* START Records *
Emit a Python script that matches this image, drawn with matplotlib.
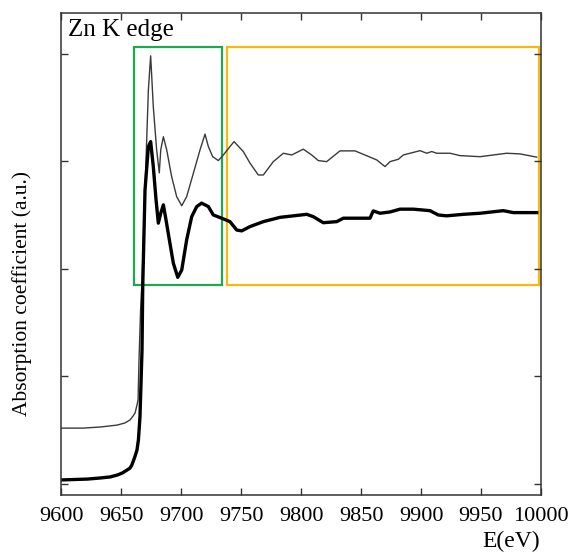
import matplotlib.pyplot as plt
from matplotlib.patches import Rectangle

plt.rcParams['font.family'] = ['Liberation Serif', 'DejaVu Serif']

# Zn K-edge spectra: upper (thin) and lower (thick) sample
e_thin = [9600, 9618.3, 9632.5, 9646.7, 9653.3, 9657.5, 9660, 9661.7, 9663.3,
          9664.2, 9665, 9666.3, 9667.8, 9668.6, 9670, 9671.4, 9672.8, 9674.7,
          9676.9, 9679.7, 9681.9, 9683.1, 9685.3, 9688.1, 9692.2, 9696.4,
          9700.6, 9704.7, 9710.3, 9715.8, 9720, 9722.8, 9726.4, 9731.1,
          9735.3, 9740.8, 9744.2, 9751.9, 9757.5, 9764.4, 9768.6, 9776.9,
          9785.3, 9792.3, 9801.9, 9808.9, 9814.4, 9821.4, 9832.5, 9845,
          9863.1, 9870, 9874.2, 9881.1, 9885.3, 9899.2, 9904.8, 9908.9,
          9913.1, 9924.2, 9932.5, 9949.2, 9971.4, 9982.5, 9996.4]
mu_thin = [0.260, 0.260, 0.265, 0.274, 0.284, 0.298, 0.316, 0.330, 0.367,
           0.391, 0.577, 0.809, 0.981, 1.135, 1.367, 1.600, 1.833, 1.991,
           1.755, 1.553, 1.447, 1.553, 1.615, 1.553, 1.429, 1.336, 1.294,
           1.336, 1.445, 1.553, 1.627, 1.569, 1.522, 1.504, 1.530, 1.569,
           1.592, 1.546, 1.492, 1.437, 1.437, 1.499, 1.538, 1.530, 1.557,
           1.530, 1.504, 1.499, 1.549, 1.549, 1.507, 1.476, 1.499, 1.510,
           1.530, 1.550, 1.538, 1.546, 1.538, 1.538, 1.527, 1.522, 1.538,
           1.535, 1.520]

e_thick = [9600, 9622, 9632.5, 9641, 9647, 9651, 9655, 9657.5, 9659, 9661.5,
           9663.3, 9664.5, 9665.8, 9667.5, 9668.1, 9670, 9672.8, 9674.7,
           9676.9, 9679.2, 9681.1, 9683.1, 9685.3, 9687.5, 9690.3, 9693.6,
           9697.3, 9700.6, 9704.7, 9708.9, 9713.1, 9717.2, 9722.8, 9726.9,
           9733.9, 9740.8, 9746.4, 9750.6, 9757.5, 9768.6, 9782.5, 9804.8,
           9810.3, 9818.6, 9829.8, 9835.3, 9857.5, 9860.2, 9865.8, 9874.2,
           9882.5, 9893.6, 9907.5, 9914.4, 9921.4, 9935.3, 9949.2, 9968.6,
           9976.9, 9996.4]
mu_thick = [0.019, 0.023, 0.028, 0.033, 0.042, 0.051, 0.065, 0.074, 0.088,
            0.126, 0.158, 0.205, 0.312, 0.623, 0.918, 1.367, 1.569, 1.592,
            1.476, 1.321, 1.213, 1.259, 1.298, 1.228, 1.135, 1.027, 0.961,
            0.995, 1.135, 1.243, 1.290, 1.306, 1.290, 1.251, 1.236, 1.220,
            1.181, 1.177, 1.197, 1.220, 1.240, 1.254, 1.243, 1.215, 1.220,
            1.236, 1.236, 1.270, 1.259, 1.265, 1.278, 1.278, 1.271, 1.251,
            1.247, 1.254, 1.259, 1.271, 1.262, 1.262]

# XANES / EXAFS regions (E start, E end), common mu range
xanes = (9661, 9734)
exafs = (9738, 9998)
box_mu = (0.926, 2.033)

x_ticks = [9600, 9650, 9700, 9750, 9800, 9850, 9900, 9950, 10000]
y_ticks = [0, 0.5, 1.0, 1.5, 2.0]

fig = plt.figure(figsize=(5.74, 5.54), dpi=100)
ax = fig.add_axes([0.1063, 0.1065, 0.8362, 0.870])

ax.plot(e_thin, mu_thin, color='#3a3a3a', lw=1.0)
ax.plot(e_thick, mu_thick, color='black', lw=2.4)

ax.add_patch(Rectangle((xanes[0], box_mu[0]), xanes[1] - xanes[0],
                       box_mu[1] - box_mu[0], fill=False,
                       edgecolor='#1fa84f', lw=1.6))
ax.add_patch(Rectangle((exafs[0], box_mu[0]), exafs[1] - exafs[0],
                       box_mu[1] - box_mu[0], fill=False,
                       edgecolor='#f7b90c', lw=1.6))

ax.set_xlim(9600, 10000)
ax.set_ylim(-0.051, 2.19)
ax.set_xticks(x_ticks)
ax.set_yticks(y_ticks)
ax.set_yticklabels([])
ax.tick_params(direction='in', length=5, width=1.0, color='#333333',
               top=True, right=True, labelsize=16, pad=9)
for sp in ax.spines.values():
    sp.set_color('#333333')
    sp.set_linewidth(1.1)

ax.text(0.015, 0.988, 'Zn K edge', transform=ax.transAxes,
        fontsize=18, va='top', ha='left')
fig.text(540 / 574, 1 - 552 / 554, 'E(eV)', fontsize=17,
         ha='right', va='bottom')
fig.text(22 / 574, 1 - 294 / 554, 'Absorption coefficient (a.u.)',
         fontsize=15.5, rotation=90, ha='center', va='center')

fig.savefig('out.png', dpi=100)
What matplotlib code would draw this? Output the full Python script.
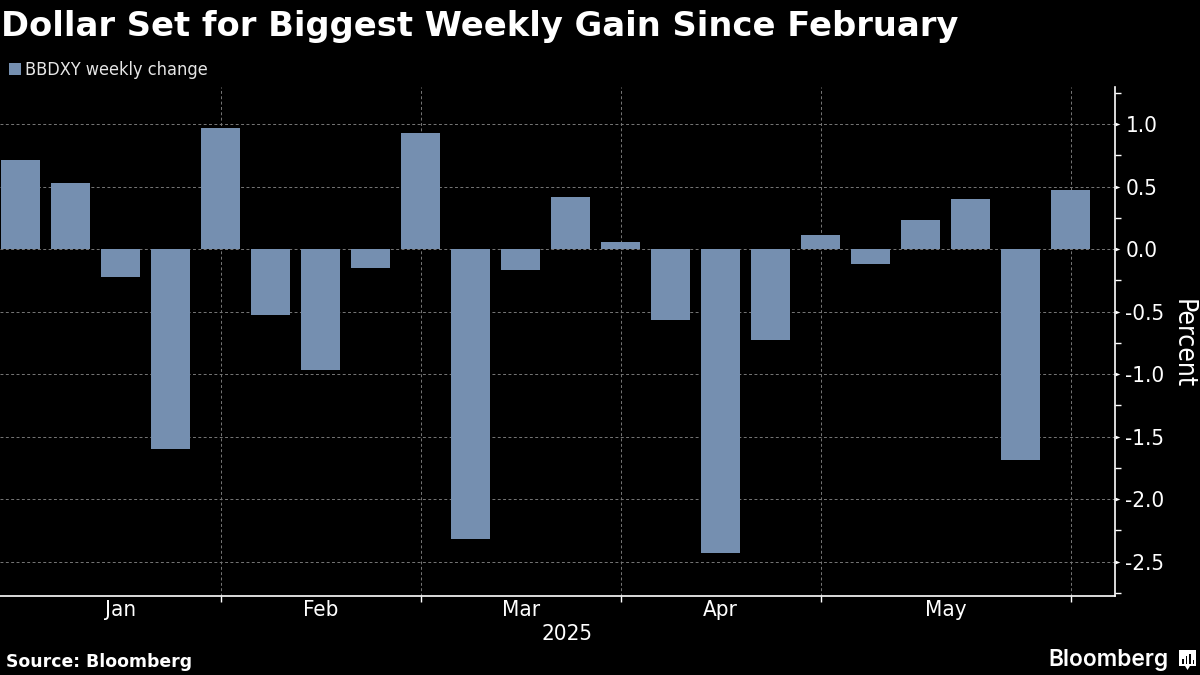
import pandas as pd
import matplotlib
matplotlib.use("Agg")
import matplotlib.pyplot as plt
import matplotlib.dates as mdates
from matplotlib.path import Path
from matplotlib.patches import Rectangle, Polygon

# Weekly BBDXY change, week ending Friday
weeks = pd.date_range("2025-01-03", "2025-05-30", freq="7D")
changes = [0.71, 0.53, -0.22, -1.60, 0.97, -0.53, -0.97, -0.15, 0.93, -2.32, -0.17,
           0.42, 0.06, -0.57, -2.43, -0.73, 0.11, -0.12, 0.23, 0.40, -1.69, 0.47]

month_edges = ["2025-01-03", "2025-01-31", "2025-02-28", "2025-03-28", "2025-04-25", "2025-05-30"]
month_labels = ["Jan", "Feb", "Mar", "Apr", "May"]
y_ticks = [1.0, 0.5, 0.0, -0.5, -1.0, -1.5, -2.0, -2.5]
y_minor = [1.25, 0.75, 0.25, -0.25, -0.75, -1.25, -1.75, -2.25, -2.75]
y_labels = ["1.0", "0.5", "0.0", "-0.5", "-1.0", "-1.5", "-2.0", "-2.5"]

BLACK = "#000000"
WHITE = "#ffffff"
BAR = "#758fb0"
GRID = "#777777"
W, H = 1200, 675

plt.rcParams["font.family"] = "DejaVu Sans"

fig = plt.figure(figsize=(12, 6.75), dpi=100, facecolor=BLACK)
ax = fig.add_axes([0, 1 - 595.5 / H, 1115 / W, (595.5 - 87) / H], facecolor=BLACK)

x = mdates.date2num(weeks)
edges = mdates.date2num(pd.to_datetime(month_edges))
ax.bar(x, changes, width=5.45, color=BAR, zorder=3)

# 50 px per week
ax.set_xlim(x[0] - 20.6 * 7 / 50, x[0] + (1115 - 20.6) * 7 / 50)
ax.set_ylim(-2.772, 1.298)

for side in ["top", "left"]:
    ax.spines[side].set_visible(False)
for side in ["bottom", "right"]:
    ax.spines[side].set_color(WHITE)
    ax.spines[side].set_linewidth(1.2)

# grid
ax.set_xticks(edges[1:])
ax.set_xticklabels([])
ax.tick_params(axis="x", length=4, width=1, color=WHITE)
ax.yaxis.tick_right()
ax.set_yticks(y_ticks)
ax.set_yticklabels(y_labels, color=WHITE, fontsize=16, stretch="condensed", ha="left")
ax.set_yticks(y_minor, minor=True)
ax.tick_params(axis="y", which="major", length=0, pad=7.5)
ax.tick_params(axis="y", which="minor", length=4, width=1, color=WHITE)
ax.grid(True, which="major", color=GRID, linestyle=(0, (3, 2.5)), linewidth=0.7, zorder=1)

# tapered major ticks
tri = Path([(0, -0.5), (1.3, 0), (0, 0.5), (0, -0.5)], closed=True)
ax.plot([1] * len(y_ticks), y_ticks, linestyle="none", marker=tri, markersize=7,
        color=WHITE, markeredgewidth=0, clip_on=False, transform=ax.get_yaxis_transform(), zorder=5)

# month labels sit between the month boundaries
for i, label in enumerate(month_labels):
    ax.text((edges[i] + edges[i + 1]) / 2, -0.029, label, color=WHITE, fontsize=16, stretch="condensed",
            ha="center", va="center", transform=ax.get_xaxis_transform())

fig.text(567 / W, 1 - 634 / H, "2025", color=WHITE, fontsize=16, stretch="condensed", ha="center", va="center")
fig.text(1183 / W, 1 - 343.5 / H, "Percent", color=WHITE, fontsize=19, stretch="condensed", rotation=270, ha="center", va="center")

fig.text(1 / W, 1 - 26.5 / H, "Dollar Set for Biggest Weekly Gain Since February", color=WHITE,
         fontsize=24.3, fontweight="bold", ha="left", va="center")

fig.add_artist(Rectangle((9 / W, 1 - 75 / H), 12 / W, 12 / H, facecolor=BAR, linewidth=0, transform=fig.transFigure))
fig.text(25 / W, 1 - 70 / H, "BBDXY weekly change", color="#e6e6e6", fontsize=13, stretch="condensed", ha="left", va="center")

fig.text(6 / W, 1 - 662 / H, "Source: Bloomberg", color=WHITE, fontsize=12.4, fontweight="bold", ha="left", va="center")
fig.text(1168 / W, 1 - 660 / H, "Bloomberg", color=WHITE, fontsize=16.4, fontweight=600, family="Inter", ha="right", va="center")

# logo: white speech box with dark bars
fig.add_artist(Polygon([(1179 / W, 1 - 650 / H), (1196 / W, 1 - 650 / H), (1196 / W, 1 - 666 / H),
                        (1190 / W, 1 - 666 / H), (1187.5 / W, 1 - 670 / H), (1185 / W, 1 - 666 / H),
                        (1179 / W, 1 - 666 / H)], closed=True, facecolor=WHITE, linewidth=0, transform=fig.transFigure))
for bx, top in zip([1182, 1185.5, 1189, 1192.5], [659, 656, 654, 660]):
    fig.add_artist(Rectangle((bx / W, 1 - 664 / H), 1.6 / W, (664 - top) / H, facecolor=BLACK, linewidth=0, transform=fig.transFigure))

fig.savefig("out.png", dpi=100, facecolor=BLACK)
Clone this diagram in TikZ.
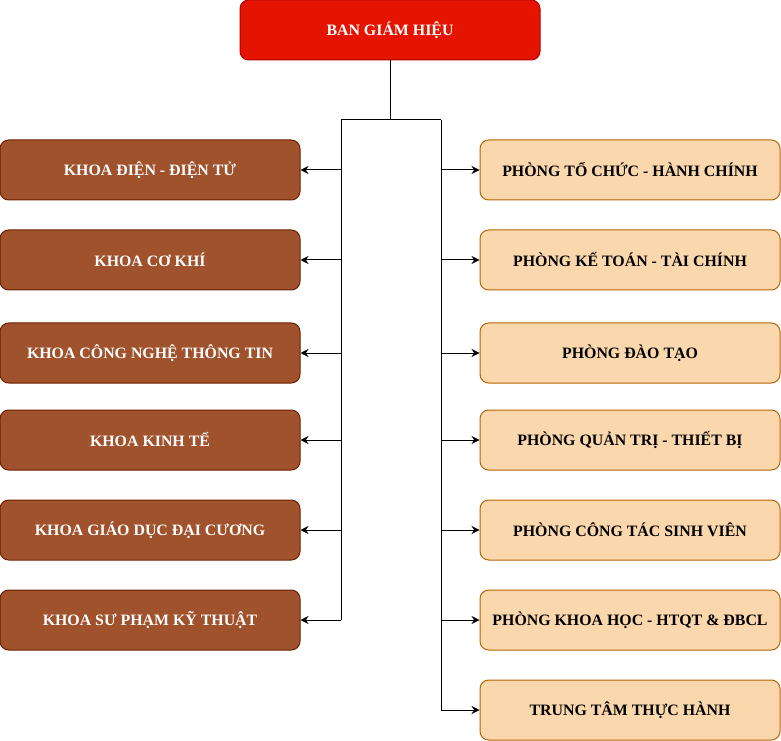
\documentclass[tikz,border=0pt]{standalone}
\usepackage{fontspec}
\setmainfont{Liberation Serif}
\usetikzlibrary{arrows.meta}
\definecolor{topfill}{HTML}{E51400}
\definecolor{topline}{HTML}{B20000}
\definecolor{lfill}{HTML}{A0522D}
\definecolor{lline}{HTML}{6D1F00}
\definecolor{rfill}{HTML}{FAD7AC}
\definecolor{rline}{HTML}{B46504}
\tikzset{
  box/.style={rounded corners=6.5pt, minimum width=225pt, minimum height=45pt, inner sep=0pt, line width=0.75pt, font=\fontsize{11.9pt}{13pt}\selectfont\bfseries, align=center},
  topbox/.style={box, fill=topfill, draw=topline, text=white},
  lbox/.style={box, fill=lfill, draw=lline, text=white},
  rbox/.style={box, fill=rfill, draw=rline, text=black},
  conn/.style={line width=0.75pt, draw=black},
  arr/.style={conn, -{Stealth[length=6pt,width=6pt]}}
}
\begin{document}
\begin{tikzpicture}[x=0.75pt,y=-0.75pt]
\useasboundingbox (0,0) rectangle (781,741);
\node[topbox] (top) at (390,30) {BAN GIÁM HIỆU};
\node[lbox] (L1) at (150,170) {KHOA ĐIỆN - ĐIỆN TỬ};
\node[lbox] (L2) at (150,260) {KHOA CƠ KHÍ};
\node[lbox] (L3) at (150,353) {KHOA CÔNG NGHỆ THÔNG TIN};
\node[lbox] (L4) at (150,440) {KHOA KINH TẾ};
\node[lbox] (L5) at (150,530) {KHOA GIÁO DỤC ĐẠI CƯƠNG};
\node[lbox] (L6) at (150,620) {KHOA SƯ PHẠM KỸ THUẬT};
\node[rbox] (R1) at (630,170) {PHÒNG TỔ CHỨC - HÀNH CHÍNH};
\node[rbox] (R2) at (630,260) {PHÒNG KẾ TOÁN - TÀI CHÍNH};
\node[rbox] (R3) at (630,353) {PHÒNG ĐÀO TẠO};
\node[rbox] (R4) at (630,440) {PHÒNG QUẢN TRỊ - THIẾT BỊ};
\node[rbox] (R5) at (630,530) {PHÒNG CÔNG TÁC SINH VIÊN};
\node[rbox] (R6) at (630,620) {PHÒNG KHOA HỌC - HTQT \& ĐBCL};
\node[rbox] (R7) at (630,710) {TRUNG TÂM THỰC HÀNH};
\coordinate (jt) at (390,120);
\coordinate (jL) at (341,120);
\coordinate (jR) at (441,120);
\draw[conn] (top.south) -- (jt);
\draw[conn] (jL) -- (jR);
\draw[conn] (jL) -- (jL |- L6.east);
\draw[conn] (jR) -- (jR |- R7.west);
\foreach \n in {L1,L2,L3,L4,L5,L6} \draw[arr] (jL |- \n.east) -- (\n.east);
\foreach \n in {R1,R2,R3,R4,R5,R6,R7} \draw[arr] (jR |- \n.west) -- (\n.west);
\end{tikzpicture}
\end{document}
* END Records *
### What the exercise asks
State the number of lines above that hold the string "matplotlib", with nothing added.

### Exercise solution
10